==== Supplied data ====

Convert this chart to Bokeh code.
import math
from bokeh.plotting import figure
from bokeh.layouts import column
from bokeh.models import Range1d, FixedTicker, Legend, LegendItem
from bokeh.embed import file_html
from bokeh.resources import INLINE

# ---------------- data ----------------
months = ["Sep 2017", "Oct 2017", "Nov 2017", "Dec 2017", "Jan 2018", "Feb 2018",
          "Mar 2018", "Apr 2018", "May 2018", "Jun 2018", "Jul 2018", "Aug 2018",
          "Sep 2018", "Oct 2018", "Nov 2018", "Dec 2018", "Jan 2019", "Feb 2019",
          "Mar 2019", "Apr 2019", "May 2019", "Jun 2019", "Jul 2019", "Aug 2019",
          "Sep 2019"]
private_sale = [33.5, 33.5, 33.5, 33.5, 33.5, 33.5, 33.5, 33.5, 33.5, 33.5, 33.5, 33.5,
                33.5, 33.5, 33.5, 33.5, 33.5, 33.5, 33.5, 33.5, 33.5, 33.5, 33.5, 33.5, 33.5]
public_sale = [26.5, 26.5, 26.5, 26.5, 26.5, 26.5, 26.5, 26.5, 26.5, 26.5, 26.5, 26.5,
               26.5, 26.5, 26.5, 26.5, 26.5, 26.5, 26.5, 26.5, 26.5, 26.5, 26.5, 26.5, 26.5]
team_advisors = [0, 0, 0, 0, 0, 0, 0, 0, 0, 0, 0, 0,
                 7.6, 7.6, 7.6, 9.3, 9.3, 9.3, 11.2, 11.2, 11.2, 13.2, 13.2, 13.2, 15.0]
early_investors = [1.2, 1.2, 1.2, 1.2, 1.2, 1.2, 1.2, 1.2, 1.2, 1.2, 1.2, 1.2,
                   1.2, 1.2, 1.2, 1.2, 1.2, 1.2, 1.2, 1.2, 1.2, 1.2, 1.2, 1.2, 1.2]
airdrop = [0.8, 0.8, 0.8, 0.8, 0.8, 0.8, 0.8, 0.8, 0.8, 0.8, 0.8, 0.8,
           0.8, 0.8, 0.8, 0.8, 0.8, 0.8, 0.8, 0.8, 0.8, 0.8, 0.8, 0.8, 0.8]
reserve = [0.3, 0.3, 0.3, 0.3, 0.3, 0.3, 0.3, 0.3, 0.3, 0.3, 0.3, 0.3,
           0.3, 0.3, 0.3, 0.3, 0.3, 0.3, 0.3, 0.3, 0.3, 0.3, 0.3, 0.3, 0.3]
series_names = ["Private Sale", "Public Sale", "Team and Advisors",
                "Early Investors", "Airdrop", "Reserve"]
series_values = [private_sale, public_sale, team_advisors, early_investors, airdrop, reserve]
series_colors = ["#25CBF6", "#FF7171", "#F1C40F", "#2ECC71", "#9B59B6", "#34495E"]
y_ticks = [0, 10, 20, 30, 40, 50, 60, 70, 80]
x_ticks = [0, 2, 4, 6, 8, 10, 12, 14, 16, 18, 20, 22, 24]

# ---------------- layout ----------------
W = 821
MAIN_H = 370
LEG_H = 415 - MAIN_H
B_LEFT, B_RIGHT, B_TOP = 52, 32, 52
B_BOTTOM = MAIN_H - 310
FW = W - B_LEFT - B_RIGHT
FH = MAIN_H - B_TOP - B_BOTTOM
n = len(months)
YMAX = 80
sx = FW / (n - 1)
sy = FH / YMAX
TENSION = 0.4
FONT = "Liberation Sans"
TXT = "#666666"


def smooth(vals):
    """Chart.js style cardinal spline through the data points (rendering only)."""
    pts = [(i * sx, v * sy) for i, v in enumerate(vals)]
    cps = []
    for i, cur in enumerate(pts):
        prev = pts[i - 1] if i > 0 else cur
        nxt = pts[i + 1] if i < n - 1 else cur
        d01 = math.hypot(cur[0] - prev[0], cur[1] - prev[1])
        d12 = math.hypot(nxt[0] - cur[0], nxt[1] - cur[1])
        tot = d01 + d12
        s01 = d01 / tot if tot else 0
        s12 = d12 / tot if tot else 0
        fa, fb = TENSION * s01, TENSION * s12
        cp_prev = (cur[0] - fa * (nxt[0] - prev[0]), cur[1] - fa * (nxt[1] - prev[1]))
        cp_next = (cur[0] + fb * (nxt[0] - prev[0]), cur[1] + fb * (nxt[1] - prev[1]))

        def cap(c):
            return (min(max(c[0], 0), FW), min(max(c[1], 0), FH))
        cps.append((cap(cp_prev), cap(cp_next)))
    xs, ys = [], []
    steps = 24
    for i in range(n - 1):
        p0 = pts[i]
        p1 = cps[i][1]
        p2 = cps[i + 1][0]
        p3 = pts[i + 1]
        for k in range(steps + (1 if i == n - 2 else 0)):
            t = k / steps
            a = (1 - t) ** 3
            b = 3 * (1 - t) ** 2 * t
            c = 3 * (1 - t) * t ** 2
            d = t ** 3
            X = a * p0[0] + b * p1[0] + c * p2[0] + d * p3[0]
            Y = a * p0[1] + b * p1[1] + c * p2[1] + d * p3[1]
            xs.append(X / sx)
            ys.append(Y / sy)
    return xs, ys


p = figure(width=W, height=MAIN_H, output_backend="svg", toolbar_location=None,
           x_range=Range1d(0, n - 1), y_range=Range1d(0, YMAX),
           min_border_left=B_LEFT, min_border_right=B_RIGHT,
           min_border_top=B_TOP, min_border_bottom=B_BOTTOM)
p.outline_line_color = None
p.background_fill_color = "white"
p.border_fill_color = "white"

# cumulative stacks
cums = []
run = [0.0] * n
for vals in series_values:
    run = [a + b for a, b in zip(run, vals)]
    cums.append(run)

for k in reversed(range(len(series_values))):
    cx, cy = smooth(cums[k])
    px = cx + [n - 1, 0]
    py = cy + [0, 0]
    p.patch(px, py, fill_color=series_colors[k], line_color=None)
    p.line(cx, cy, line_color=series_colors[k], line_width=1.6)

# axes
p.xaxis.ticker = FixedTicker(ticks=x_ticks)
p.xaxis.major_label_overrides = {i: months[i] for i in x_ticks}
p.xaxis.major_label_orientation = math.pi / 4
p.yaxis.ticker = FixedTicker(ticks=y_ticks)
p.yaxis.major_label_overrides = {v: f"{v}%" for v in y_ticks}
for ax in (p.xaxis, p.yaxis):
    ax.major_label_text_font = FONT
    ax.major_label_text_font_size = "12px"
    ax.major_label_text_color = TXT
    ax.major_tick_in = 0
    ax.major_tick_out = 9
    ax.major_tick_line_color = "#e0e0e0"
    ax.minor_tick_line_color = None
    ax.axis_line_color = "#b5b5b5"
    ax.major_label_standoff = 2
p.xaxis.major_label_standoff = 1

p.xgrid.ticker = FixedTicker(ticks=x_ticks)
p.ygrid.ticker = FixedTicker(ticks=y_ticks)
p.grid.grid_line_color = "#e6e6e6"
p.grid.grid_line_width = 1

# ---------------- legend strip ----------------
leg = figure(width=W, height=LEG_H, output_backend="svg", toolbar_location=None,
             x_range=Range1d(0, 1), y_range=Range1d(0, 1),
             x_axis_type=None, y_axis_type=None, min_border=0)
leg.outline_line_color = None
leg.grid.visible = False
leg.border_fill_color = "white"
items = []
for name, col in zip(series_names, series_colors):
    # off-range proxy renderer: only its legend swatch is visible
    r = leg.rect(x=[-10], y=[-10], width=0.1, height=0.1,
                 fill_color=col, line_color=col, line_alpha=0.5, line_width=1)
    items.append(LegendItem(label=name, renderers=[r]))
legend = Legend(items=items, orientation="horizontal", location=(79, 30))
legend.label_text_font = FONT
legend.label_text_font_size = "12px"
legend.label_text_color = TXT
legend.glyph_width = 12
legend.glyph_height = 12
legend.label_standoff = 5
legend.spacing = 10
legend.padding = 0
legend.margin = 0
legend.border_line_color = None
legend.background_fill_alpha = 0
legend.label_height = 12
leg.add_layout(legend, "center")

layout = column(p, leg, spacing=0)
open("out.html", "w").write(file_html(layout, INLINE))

====
==== Supplied data ====

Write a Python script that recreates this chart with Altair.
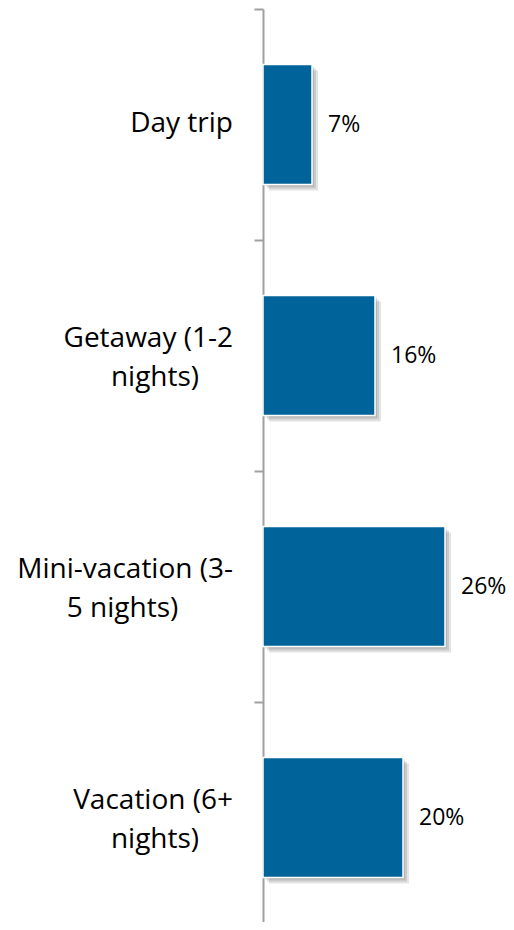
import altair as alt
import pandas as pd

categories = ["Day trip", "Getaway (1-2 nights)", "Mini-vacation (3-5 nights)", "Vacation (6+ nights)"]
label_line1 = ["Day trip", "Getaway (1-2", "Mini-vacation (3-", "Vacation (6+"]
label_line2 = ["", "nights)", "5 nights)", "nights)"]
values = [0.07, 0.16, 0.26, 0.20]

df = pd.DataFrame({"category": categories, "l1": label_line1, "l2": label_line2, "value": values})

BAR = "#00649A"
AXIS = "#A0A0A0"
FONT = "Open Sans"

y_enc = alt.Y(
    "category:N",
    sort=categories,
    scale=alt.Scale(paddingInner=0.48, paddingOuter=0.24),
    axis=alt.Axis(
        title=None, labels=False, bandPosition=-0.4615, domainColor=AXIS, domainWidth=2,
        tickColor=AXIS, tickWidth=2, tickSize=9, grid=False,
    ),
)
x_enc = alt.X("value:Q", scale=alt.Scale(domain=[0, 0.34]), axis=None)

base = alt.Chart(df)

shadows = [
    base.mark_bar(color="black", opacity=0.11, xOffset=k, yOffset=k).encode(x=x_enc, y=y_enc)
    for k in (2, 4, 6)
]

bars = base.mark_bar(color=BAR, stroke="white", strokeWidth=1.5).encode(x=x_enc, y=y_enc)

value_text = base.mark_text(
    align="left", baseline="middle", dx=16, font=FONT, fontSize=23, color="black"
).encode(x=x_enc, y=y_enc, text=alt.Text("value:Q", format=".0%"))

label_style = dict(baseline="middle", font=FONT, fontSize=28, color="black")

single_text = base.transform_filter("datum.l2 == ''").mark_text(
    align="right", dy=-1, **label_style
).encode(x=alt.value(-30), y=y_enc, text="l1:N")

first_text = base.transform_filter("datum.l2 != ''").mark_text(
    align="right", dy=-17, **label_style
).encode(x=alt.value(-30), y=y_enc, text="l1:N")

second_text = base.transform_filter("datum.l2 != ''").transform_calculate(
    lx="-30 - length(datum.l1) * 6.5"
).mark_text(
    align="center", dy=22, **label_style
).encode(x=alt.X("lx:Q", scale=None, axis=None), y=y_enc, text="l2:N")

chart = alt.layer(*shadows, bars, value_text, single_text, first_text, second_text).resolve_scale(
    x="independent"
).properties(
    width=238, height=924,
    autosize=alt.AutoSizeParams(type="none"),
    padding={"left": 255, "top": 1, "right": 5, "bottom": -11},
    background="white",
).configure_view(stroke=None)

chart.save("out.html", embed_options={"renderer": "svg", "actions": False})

====

**Task prompt:**
Transcribe precisely the lines between the one that contains "Convert this chart to Bokeh code." and the one that contains "from bokeh.resources import INLINE", counting those two lines as part of the range.

**Answer in full:**
Convert this chart to Bokeh code.
import math
from bokeh.plotting import figure
from bokeh.layouts import column
from bokeh.models import Range1d, FixedTicker, Legend, LegendItem
from bokeh.embed import file_html
from bokeh.resources import INLINE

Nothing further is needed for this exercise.